解题思路：一开始自己想的是找出每一次旋转所得到的圆心轨迹，将想要旋转到的点代入该圆心轨迹的方程，如果相等，则跳出循环，如果不相等，则接着进行下一次旋转。后来看了题解，发现，它的旋转可以是任意角度的，所以旋转后的圆心应该在一个区域，而没有固定的圆心轨迹的方程。

如图所示，设c0为最初给出的圆，令圆c0绕O1点旋转，则对于绕O1点这一点的旋转来说，c1为其旋转后所得到的圆心轨迹，则可以看到，通过1次旋转后，距离最近为0,距离最远为线段OO2=2r,

对于第二次旋转，选取O2为圆心，作圆，再令圆c2绕O3旋转，得到圆心的轨迹为c3，离O点最近为OO2=2r,最远为OO4=4r

所以推出一般结论，令想要旋转到的点到起始的圆心的距离为d, 那么旋转次数为d/2r,这里的四舍五入用进1法（不能舍去，所以用ceil函数）

B. Amr and Pins

Amr loves Geometry. One day he came up with a very interesting problem.
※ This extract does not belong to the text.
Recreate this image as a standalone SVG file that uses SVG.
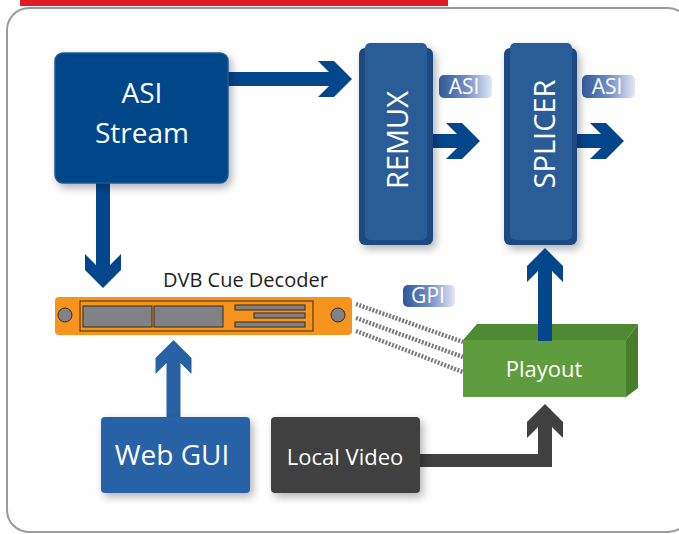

Amr has a circle of radius r and center in point (x, y). He wants the circle center to be in new position (x', y').

In one step Amr can put a pin to the border of the circle in a certain point, then rotate the circle around that pin by any angle and finally remove the pin.

Help Amr to achieve his goal in minimum number of steps.

Input

Input consists of 5 space-separated integers r, x, y, x' y' (1 ≤ r ≤ 10⁵,  - 10⁵ ≤ x, y, x', y' ≤ 10⁵), circle radius, coordinates of original center of the circle and coordinates of destination center of the circle respectively.

Output

Output a single integer — minimum number of steps required to move the center of the circle to the destination point.

Sample test(s)

input

2 0 0 0 4

output

1

input

1 1 1 4 4

output

3

input

4 5 6 5 6

output

0

Note

In the first sample test the optimal way is to put a pin at point (0, 2) and rotate the circle by 180 degrees counter-clockwise (or clockwise, no matter).

#include<stdio.h>
#include<math.h>
int main()
{
	double i,r,x0,y0,x1,y1;
	scanf("%lf %lf %lf %lf %lf",&r,&x0,&y0,&x1,&y1);
	double dist=sqrt((x1-x0)*(x1-x0)+(y1-y0)*(y1-y0));
	printf("%.0lf\n",ceil(dist/(2*r)));
}